RECORDS SUPPLIED:
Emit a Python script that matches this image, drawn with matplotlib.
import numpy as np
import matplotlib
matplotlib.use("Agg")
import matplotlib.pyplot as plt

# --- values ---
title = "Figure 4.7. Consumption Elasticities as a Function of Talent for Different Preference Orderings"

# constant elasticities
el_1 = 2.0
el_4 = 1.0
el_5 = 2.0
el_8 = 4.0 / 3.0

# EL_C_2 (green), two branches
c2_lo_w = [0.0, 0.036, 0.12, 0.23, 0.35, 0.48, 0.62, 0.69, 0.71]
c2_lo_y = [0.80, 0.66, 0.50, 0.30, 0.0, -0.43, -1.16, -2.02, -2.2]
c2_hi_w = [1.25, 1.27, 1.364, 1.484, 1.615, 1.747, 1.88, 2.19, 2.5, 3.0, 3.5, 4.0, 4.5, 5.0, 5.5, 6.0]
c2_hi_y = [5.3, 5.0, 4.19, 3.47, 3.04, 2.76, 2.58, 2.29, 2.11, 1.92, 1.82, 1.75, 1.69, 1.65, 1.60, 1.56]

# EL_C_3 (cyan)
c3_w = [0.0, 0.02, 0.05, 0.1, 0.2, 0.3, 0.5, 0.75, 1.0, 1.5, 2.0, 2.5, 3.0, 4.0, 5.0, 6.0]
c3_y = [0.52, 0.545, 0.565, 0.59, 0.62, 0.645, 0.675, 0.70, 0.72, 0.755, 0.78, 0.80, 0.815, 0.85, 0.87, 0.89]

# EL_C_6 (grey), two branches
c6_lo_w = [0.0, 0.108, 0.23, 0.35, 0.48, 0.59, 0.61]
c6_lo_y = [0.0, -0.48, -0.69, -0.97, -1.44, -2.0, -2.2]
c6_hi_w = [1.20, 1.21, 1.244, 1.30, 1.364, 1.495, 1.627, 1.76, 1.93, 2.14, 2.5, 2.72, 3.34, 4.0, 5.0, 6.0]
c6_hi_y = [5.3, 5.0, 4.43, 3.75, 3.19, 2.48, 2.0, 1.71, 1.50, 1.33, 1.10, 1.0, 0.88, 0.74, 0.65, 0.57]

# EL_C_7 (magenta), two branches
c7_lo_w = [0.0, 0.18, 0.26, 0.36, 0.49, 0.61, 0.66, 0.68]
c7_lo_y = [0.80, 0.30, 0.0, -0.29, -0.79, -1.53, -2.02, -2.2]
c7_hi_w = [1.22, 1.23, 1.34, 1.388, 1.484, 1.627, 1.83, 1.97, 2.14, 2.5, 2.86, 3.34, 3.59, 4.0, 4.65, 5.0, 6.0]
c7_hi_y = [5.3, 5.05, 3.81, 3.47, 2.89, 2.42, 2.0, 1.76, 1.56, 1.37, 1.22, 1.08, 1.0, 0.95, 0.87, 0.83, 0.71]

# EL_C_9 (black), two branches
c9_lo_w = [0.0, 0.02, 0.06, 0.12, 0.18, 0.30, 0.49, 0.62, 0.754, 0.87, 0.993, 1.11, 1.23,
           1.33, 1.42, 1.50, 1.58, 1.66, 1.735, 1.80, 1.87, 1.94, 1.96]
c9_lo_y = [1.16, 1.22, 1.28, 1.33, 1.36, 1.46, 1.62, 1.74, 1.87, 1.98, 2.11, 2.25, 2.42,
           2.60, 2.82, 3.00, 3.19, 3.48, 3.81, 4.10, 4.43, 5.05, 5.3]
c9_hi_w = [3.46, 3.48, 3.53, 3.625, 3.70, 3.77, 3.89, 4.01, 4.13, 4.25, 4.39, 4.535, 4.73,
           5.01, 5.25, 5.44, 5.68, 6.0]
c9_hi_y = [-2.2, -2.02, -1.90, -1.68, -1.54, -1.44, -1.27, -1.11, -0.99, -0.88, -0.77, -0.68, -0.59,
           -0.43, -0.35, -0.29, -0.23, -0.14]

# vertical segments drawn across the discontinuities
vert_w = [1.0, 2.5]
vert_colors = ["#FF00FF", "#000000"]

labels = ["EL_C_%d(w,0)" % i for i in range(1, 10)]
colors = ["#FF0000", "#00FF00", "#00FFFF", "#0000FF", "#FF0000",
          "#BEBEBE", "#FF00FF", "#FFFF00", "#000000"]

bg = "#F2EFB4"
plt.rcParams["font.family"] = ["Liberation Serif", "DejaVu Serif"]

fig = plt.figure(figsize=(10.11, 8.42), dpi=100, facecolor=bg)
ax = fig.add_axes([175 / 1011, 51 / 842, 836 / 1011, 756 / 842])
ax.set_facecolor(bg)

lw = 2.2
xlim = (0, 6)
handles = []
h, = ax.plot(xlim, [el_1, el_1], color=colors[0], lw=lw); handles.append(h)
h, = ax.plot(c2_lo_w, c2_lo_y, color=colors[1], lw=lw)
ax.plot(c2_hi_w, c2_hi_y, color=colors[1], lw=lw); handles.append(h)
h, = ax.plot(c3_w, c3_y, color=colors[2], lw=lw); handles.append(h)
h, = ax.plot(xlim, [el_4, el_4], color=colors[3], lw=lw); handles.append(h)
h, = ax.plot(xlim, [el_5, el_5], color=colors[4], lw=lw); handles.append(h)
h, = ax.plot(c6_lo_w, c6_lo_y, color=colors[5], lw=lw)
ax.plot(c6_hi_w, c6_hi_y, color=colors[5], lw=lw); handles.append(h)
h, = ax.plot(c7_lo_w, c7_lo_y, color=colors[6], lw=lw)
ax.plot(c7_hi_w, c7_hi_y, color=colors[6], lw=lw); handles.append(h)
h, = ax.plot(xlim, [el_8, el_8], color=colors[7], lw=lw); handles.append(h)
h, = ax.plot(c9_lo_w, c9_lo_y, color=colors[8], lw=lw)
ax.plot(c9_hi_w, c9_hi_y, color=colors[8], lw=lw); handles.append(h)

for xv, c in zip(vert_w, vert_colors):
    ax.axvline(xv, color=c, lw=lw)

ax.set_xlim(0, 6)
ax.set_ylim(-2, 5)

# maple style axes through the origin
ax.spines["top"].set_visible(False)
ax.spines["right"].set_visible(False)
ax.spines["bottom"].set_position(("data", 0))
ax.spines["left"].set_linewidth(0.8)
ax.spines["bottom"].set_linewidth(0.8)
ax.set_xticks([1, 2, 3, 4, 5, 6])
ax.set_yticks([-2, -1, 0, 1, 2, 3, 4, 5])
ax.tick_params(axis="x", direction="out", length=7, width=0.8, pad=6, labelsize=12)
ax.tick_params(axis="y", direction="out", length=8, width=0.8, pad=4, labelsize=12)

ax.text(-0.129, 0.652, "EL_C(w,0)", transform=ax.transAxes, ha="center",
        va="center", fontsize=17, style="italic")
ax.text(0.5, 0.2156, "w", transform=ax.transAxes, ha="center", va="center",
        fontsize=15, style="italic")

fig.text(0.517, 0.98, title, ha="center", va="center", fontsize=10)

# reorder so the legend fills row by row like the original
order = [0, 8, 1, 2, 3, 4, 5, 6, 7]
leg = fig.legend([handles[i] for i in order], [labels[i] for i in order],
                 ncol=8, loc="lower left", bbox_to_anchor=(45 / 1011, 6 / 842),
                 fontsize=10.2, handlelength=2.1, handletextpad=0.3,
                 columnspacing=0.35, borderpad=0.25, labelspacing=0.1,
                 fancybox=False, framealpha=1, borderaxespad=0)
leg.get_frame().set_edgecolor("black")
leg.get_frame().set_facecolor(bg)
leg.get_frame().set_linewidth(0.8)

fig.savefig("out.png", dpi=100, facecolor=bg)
* * *
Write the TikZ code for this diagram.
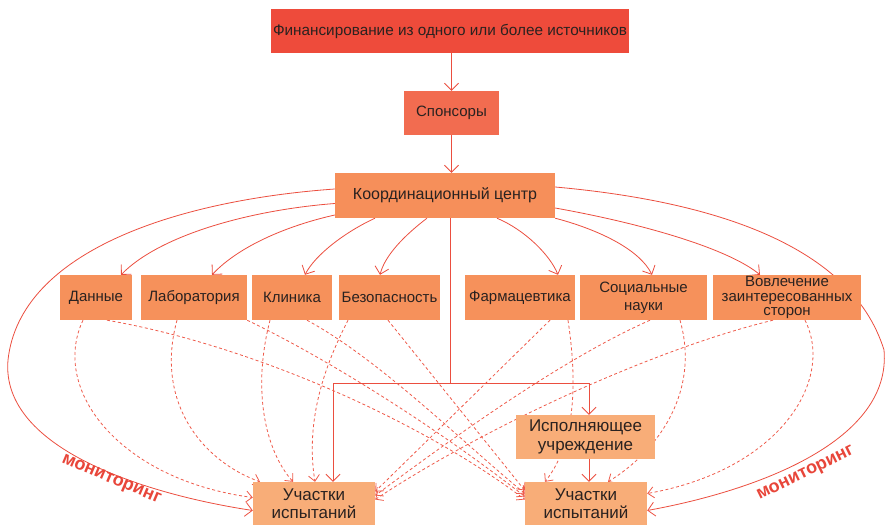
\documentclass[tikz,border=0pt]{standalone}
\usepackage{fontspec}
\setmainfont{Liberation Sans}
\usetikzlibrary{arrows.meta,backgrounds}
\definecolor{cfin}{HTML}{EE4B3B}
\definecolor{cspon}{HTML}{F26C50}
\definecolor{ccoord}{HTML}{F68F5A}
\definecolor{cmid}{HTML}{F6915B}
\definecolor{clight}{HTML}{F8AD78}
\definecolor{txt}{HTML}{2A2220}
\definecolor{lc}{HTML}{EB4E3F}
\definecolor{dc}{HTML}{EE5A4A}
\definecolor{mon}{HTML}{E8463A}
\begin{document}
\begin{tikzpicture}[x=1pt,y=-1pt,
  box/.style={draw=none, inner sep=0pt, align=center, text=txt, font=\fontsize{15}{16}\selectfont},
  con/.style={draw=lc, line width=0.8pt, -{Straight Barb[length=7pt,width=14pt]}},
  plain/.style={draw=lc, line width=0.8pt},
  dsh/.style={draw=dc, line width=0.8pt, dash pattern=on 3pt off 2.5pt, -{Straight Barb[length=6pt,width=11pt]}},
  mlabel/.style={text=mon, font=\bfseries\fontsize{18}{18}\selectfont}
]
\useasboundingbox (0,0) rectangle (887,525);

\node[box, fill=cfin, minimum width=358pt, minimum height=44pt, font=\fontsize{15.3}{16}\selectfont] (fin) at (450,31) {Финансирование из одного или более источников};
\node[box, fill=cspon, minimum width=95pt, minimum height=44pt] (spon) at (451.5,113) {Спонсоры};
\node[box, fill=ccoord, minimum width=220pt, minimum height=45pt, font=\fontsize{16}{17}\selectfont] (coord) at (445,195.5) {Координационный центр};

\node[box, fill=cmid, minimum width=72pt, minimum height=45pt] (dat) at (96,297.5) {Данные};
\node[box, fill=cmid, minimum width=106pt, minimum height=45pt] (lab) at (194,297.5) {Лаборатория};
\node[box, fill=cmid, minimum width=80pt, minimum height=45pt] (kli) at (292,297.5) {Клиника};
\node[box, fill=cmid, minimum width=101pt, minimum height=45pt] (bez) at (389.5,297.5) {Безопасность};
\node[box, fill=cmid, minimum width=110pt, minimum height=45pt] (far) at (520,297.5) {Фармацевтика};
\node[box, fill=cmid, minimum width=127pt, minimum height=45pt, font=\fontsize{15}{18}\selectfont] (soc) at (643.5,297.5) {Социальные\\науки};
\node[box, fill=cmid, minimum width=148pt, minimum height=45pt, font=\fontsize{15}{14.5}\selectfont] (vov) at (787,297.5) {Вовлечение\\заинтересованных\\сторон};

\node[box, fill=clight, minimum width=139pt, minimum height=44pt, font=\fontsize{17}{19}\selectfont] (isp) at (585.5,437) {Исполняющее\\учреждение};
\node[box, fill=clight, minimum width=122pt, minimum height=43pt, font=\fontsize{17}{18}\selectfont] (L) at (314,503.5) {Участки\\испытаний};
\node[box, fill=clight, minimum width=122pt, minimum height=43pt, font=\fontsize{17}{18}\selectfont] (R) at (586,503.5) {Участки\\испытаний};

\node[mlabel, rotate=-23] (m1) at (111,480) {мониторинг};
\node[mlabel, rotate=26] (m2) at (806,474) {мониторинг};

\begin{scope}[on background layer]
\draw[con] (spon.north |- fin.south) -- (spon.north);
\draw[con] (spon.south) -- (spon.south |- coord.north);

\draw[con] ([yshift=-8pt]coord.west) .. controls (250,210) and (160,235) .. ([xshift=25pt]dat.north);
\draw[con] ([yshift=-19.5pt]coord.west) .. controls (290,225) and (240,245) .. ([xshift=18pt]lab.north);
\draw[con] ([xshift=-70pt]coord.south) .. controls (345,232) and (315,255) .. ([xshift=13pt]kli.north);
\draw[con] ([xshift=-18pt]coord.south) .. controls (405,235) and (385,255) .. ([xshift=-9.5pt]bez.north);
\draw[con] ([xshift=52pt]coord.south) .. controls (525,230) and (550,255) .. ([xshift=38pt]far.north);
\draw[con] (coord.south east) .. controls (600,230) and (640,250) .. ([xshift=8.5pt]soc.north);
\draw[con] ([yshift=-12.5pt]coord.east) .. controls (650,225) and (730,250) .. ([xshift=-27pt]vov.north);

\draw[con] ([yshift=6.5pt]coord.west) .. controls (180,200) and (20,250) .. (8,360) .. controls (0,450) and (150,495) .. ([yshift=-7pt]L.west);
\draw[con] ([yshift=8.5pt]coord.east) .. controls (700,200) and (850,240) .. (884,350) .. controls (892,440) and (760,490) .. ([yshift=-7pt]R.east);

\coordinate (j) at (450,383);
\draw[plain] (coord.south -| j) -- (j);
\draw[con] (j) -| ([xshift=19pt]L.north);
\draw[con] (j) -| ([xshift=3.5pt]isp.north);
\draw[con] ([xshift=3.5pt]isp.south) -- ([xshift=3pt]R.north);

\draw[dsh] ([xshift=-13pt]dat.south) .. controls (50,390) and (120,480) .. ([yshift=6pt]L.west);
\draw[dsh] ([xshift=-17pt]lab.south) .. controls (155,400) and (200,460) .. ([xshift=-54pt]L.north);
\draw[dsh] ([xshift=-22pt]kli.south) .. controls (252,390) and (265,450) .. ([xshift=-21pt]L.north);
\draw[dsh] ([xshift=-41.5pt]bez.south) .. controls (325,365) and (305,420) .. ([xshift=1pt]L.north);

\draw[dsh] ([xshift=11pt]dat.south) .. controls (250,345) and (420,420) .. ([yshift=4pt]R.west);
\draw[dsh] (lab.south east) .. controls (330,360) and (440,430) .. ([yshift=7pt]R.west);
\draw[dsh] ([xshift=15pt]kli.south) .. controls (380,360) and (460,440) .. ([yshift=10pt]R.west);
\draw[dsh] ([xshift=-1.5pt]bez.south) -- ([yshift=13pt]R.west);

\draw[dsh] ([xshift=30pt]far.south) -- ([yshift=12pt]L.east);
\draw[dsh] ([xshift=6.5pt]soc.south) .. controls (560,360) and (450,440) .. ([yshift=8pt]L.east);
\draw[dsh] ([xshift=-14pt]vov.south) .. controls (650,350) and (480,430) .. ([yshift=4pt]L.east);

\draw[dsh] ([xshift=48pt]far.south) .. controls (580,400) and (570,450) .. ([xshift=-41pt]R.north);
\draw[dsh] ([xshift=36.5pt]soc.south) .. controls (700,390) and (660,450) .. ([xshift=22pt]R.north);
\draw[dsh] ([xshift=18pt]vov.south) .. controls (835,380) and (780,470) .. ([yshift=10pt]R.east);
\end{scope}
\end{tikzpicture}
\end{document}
--
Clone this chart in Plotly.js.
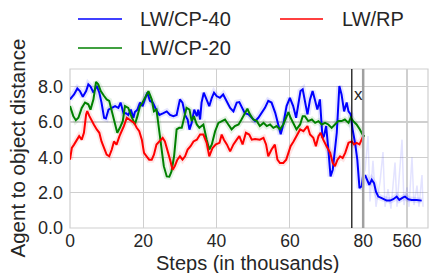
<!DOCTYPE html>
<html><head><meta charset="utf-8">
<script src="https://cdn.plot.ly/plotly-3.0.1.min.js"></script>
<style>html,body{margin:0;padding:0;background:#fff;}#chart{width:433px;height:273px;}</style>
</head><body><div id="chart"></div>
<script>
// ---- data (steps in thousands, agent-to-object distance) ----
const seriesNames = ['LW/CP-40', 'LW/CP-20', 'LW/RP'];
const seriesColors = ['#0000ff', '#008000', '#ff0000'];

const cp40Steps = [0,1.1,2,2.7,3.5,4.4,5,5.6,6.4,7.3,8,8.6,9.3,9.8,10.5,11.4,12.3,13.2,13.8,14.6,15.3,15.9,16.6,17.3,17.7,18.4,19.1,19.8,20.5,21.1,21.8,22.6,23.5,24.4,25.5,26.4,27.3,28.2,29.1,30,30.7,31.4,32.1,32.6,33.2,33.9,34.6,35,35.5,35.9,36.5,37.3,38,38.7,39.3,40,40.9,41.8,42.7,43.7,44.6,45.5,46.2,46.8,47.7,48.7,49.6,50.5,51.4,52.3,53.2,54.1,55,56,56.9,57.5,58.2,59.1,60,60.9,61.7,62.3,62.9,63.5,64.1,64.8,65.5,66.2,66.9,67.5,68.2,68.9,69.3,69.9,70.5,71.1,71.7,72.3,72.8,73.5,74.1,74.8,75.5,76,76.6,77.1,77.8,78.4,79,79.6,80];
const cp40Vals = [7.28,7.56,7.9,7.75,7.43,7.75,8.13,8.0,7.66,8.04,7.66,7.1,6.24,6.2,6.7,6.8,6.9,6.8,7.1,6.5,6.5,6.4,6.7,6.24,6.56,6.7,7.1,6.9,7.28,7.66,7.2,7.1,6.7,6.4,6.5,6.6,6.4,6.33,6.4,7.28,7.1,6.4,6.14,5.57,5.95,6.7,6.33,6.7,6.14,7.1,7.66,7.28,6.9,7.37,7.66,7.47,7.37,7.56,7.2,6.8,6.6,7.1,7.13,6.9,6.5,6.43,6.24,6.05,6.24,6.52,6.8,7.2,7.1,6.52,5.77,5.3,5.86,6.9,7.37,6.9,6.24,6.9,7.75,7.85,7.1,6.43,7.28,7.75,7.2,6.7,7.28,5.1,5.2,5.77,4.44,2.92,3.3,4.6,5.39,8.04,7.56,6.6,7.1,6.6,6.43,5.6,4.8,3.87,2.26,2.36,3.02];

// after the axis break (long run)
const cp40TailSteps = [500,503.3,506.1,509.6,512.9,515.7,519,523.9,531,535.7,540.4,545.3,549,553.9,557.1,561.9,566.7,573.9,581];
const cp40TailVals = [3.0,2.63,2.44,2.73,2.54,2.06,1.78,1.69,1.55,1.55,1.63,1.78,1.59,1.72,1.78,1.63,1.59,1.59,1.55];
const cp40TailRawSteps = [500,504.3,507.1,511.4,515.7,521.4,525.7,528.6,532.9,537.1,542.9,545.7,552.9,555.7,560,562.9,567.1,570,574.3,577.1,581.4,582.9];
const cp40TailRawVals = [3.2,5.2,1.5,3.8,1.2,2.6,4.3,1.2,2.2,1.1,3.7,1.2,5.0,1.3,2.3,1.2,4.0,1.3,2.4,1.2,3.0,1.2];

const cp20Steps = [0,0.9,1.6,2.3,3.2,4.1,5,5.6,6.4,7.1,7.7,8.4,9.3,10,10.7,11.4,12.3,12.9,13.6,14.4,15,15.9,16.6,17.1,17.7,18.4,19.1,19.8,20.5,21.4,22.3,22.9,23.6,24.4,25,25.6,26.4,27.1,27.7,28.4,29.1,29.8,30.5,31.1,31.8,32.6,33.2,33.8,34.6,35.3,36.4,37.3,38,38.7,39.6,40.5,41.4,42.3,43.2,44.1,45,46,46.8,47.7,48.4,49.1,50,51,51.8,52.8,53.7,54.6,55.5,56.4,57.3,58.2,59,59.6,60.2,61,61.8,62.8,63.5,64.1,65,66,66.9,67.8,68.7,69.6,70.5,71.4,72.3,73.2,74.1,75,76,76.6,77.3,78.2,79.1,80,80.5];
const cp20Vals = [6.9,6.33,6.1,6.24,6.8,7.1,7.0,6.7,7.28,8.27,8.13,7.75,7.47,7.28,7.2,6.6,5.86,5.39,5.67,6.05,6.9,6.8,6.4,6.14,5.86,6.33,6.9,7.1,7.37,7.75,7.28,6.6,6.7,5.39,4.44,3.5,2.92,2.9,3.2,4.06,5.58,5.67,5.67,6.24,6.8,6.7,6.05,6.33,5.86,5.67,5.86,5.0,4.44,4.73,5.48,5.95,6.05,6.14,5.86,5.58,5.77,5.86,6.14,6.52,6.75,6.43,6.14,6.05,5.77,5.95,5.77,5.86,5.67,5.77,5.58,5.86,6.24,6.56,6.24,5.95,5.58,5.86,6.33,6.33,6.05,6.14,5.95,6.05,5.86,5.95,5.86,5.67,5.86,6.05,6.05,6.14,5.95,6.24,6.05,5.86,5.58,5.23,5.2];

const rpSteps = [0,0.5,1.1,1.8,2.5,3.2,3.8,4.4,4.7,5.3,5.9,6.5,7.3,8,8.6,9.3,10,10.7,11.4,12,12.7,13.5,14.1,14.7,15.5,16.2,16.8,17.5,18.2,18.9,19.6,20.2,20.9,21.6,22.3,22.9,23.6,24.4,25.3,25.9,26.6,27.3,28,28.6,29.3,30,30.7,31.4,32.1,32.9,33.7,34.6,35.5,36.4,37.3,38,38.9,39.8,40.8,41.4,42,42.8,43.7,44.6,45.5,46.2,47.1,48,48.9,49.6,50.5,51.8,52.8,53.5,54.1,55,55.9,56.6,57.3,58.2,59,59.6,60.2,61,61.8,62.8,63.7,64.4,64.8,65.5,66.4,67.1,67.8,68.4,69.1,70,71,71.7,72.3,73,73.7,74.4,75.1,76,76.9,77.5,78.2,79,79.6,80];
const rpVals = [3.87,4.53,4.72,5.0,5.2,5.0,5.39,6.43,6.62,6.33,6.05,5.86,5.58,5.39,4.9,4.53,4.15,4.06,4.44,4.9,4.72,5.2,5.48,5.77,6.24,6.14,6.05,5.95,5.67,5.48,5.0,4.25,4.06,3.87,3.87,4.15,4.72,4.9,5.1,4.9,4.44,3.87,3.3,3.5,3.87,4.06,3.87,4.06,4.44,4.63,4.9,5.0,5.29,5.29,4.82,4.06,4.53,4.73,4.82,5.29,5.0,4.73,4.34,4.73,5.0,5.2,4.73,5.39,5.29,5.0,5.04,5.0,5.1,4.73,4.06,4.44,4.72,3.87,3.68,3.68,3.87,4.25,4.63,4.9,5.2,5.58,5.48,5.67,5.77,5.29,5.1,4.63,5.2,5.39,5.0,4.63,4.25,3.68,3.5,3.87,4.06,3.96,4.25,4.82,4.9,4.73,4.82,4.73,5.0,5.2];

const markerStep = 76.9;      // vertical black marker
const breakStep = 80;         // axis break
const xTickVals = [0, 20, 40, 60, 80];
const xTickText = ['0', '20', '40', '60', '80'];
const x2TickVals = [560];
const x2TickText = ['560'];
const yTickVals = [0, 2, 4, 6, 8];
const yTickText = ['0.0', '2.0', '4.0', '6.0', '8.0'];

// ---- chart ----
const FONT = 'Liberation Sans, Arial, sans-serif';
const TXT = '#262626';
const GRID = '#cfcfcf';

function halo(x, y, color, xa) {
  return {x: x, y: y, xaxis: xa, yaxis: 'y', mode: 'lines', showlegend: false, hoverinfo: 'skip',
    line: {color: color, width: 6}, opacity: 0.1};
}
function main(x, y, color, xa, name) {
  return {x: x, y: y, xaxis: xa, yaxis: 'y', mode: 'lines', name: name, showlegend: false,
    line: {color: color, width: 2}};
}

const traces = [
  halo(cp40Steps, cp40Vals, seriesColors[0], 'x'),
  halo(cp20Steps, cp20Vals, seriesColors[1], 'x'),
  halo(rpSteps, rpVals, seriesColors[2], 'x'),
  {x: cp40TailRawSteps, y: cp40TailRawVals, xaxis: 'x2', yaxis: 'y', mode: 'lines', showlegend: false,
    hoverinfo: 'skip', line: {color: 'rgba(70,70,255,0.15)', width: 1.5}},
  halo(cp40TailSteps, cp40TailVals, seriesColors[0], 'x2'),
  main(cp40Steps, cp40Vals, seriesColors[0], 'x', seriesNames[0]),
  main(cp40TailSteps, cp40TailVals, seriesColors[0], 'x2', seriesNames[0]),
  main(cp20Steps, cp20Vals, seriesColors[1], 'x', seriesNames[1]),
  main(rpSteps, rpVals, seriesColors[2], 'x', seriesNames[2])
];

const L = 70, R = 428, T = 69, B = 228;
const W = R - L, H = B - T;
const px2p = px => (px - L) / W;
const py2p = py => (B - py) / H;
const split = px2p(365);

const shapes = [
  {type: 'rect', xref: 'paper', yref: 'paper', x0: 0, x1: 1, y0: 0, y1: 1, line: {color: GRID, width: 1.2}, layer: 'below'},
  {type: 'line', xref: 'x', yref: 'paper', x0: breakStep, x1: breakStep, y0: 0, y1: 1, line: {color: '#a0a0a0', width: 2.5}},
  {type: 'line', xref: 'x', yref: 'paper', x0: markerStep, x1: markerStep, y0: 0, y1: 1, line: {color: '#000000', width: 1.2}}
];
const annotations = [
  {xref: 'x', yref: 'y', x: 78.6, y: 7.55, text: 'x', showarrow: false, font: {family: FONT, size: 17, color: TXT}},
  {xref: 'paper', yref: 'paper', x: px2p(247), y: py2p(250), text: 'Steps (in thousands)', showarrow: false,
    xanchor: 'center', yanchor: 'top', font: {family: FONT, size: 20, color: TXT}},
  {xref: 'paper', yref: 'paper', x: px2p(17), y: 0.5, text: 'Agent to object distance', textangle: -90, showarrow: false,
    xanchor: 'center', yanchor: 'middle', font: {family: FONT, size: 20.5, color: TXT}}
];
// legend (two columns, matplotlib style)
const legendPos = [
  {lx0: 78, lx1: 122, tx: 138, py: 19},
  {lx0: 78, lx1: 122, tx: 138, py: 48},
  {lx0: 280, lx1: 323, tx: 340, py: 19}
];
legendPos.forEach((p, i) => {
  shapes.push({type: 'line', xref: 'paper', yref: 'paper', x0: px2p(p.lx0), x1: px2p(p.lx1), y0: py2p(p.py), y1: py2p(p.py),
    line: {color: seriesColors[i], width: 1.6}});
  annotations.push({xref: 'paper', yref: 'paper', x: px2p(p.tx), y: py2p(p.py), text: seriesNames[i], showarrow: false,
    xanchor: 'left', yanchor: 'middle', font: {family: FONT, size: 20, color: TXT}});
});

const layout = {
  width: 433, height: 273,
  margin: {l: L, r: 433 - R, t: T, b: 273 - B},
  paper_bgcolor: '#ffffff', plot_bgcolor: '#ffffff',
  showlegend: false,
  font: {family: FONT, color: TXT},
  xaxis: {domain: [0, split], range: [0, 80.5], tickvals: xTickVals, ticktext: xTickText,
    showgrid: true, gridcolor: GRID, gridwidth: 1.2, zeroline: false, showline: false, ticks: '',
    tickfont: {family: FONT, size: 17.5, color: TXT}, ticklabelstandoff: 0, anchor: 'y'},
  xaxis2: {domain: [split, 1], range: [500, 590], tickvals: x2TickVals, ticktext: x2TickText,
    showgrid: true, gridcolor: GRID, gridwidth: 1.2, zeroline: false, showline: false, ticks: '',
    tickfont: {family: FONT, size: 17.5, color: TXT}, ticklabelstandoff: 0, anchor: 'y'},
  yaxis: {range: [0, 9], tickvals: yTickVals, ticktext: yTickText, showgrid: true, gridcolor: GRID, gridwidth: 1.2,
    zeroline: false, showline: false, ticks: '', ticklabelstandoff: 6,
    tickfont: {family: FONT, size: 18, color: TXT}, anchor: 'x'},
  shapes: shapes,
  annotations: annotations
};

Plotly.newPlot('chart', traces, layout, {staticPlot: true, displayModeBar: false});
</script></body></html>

DIRECTION: Give again, exactly as written above, every line from the one holding "Clone this chart in Plotly.js." to the one holding "const seriesColors = ['#0000ff', '#008000', '#ff0000'];", with both ends kept and the pictures left out.

TASK ANSWER:
Clone this chart in Plotly.js.
<!DOCTYPE html>
<html><head><meta charset="utf-8">
<script src="https://cdn.plot.ly/plotly-3.0.1.min.js"></script>
<style>html,body{margin:0;padding:0;background:#fff;}#chart{width:433px;height:273px;}</style>
</head><body><div id="chart"></div>
<script>
// ---- data (steps in thousands, agent-to-object distance) ----
const seriesNames = ['LW/CP-40', 'LW/CP-20', 'LW/RP'];
const seriesColors = ['#0000ff', '#008000', '#ff0000'];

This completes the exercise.